## Instructions for the task
Give only the number of lines where "matplotlib" occurs.

Source records

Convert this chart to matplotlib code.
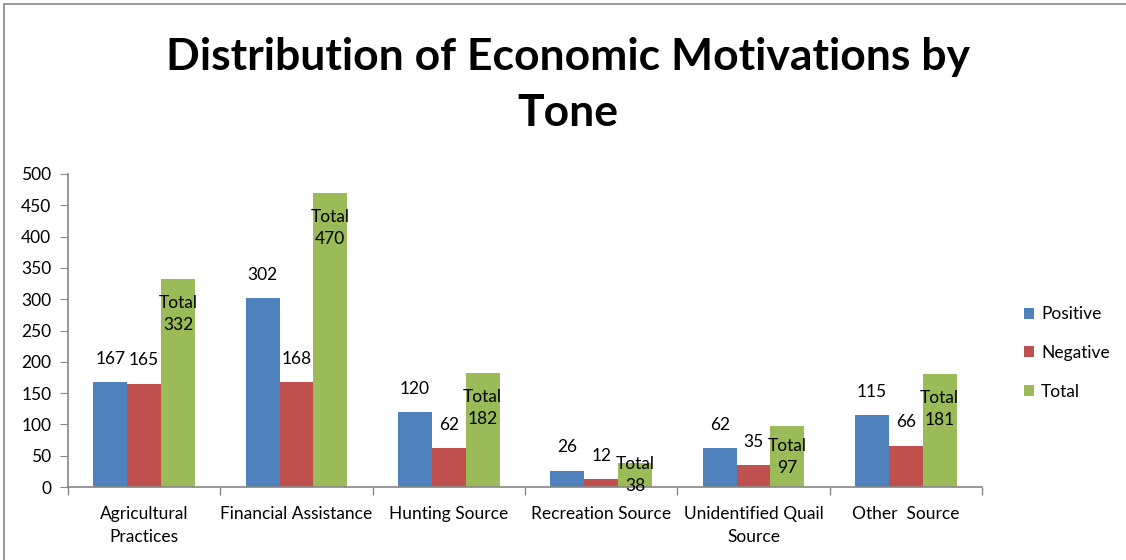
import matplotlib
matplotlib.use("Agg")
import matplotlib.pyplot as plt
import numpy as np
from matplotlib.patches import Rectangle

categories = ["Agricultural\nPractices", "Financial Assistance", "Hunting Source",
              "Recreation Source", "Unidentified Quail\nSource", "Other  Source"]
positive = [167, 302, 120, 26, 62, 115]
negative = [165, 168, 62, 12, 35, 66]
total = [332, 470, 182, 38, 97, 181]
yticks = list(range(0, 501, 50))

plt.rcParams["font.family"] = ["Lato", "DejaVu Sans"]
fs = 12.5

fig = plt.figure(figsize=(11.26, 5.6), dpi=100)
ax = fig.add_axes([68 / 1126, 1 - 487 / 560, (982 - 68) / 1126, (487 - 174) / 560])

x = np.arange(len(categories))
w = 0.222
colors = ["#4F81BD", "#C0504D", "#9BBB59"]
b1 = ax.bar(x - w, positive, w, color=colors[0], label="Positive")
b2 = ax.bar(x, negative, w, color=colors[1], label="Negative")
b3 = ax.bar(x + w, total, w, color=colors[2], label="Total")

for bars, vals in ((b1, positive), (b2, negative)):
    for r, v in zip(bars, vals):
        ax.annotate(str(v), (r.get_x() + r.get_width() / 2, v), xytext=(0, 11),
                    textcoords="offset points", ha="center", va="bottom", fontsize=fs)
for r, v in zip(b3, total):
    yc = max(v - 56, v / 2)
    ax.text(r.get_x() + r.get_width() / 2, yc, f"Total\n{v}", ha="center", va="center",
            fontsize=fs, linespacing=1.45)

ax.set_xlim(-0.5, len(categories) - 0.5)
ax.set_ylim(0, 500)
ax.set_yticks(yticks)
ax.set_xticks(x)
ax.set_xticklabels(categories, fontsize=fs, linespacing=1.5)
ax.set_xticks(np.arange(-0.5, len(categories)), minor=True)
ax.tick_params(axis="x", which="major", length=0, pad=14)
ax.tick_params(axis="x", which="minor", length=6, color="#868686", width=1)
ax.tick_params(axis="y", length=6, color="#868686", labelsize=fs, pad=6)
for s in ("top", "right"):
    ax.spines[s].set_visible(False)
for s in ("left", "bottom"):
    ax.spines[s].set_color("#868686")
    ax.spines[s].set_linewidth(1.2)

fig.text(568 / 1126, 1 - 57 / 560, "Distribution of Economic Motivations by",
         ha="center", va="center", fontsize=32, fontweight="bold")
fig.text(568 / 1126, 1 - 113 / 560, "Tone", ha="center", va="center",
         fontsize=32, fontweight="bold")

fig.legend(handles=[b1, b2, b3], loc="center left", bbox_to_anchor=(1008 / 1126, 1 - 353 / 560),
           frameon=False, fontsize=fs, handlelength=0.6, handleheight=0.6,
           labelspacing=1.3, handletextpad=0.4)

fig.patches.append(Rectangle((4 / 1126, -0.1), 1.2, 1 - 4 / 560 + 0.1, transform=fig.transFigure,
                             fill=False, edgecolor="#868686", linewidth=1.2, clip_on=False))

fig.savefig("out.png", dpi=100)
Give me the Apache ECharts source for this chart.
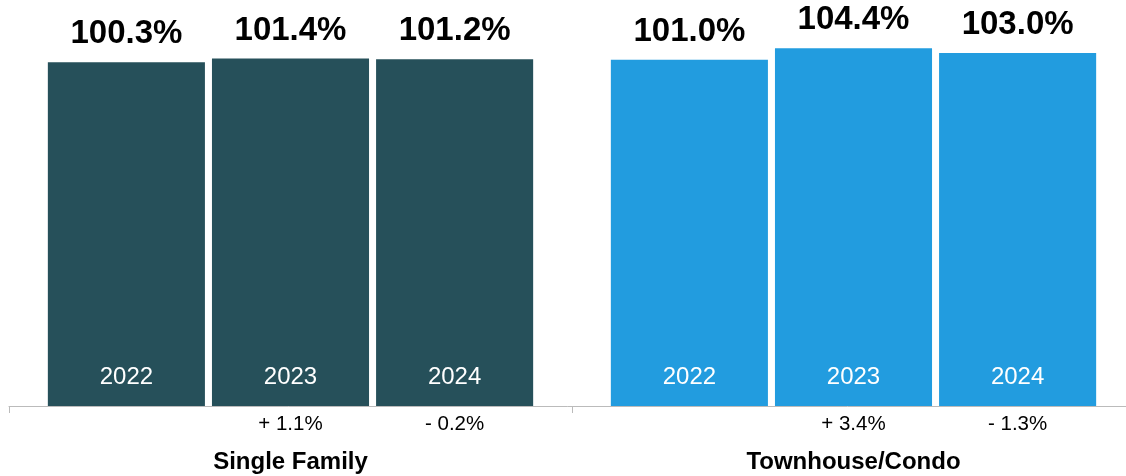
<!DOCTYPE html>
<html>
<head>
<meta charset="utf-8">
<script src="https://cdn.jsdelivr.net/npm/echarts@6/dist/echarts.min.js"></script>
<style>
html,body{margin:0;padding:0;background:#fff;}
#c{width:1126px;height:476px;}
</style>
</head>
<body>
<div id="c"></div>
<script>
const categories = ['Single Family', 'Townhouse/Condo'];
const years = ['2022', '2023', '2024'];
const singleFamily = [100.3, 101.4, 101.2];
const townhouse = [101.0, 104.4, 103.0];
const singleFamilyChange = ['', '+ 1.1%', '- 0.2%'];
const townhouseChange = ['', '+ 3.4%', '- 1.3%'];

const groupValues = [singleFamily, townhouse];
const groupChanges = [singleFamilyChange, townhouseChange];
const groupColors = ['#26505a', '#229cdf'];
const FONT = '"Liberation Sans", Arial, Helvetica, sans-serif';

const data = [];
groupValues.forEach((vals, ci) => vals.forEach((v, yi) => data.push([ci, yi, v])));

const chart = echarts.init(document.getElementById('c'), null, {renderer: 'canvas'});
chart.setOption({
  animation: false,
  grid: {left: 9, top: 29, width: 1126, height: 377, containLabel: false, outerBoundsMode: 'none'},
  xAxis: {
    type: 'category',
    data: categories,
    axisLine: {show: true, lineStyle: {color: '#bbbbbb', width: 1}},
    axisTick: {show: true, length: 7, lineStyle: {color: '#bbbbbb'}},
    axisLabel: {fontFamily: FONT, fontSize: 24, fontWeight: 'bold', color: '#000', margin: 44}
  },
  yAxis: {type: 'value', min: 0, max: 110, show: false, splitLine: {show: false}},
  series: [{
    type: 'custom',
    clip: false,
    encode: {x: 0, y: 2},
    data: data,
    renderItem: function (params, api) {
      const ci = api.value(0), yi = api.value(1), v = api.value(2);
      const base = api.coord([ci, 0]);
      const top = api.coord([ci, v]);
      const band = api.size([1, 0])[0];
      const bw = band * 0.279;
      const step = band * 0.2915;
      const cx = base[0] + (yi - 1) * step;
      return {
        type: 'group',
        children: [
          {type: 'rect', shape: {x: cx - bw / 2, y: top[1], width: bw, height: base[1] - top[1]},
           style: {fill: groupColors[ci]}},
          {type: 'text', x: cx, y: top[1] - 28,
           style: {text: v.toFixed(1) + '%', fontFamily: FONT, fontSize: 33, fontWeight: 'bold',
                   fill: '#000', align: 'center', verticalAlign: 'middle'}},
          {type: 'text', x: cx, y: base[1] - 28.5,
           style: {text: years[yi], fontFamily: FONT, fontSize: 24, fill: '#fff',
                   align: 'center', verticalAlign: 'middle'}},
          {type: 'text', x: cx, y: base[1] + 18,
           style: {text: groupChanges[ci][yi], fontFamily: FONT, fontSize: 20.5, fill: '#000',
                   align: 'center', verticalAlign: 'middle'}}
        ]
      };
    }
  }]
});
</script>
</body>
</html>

## Result of this task
5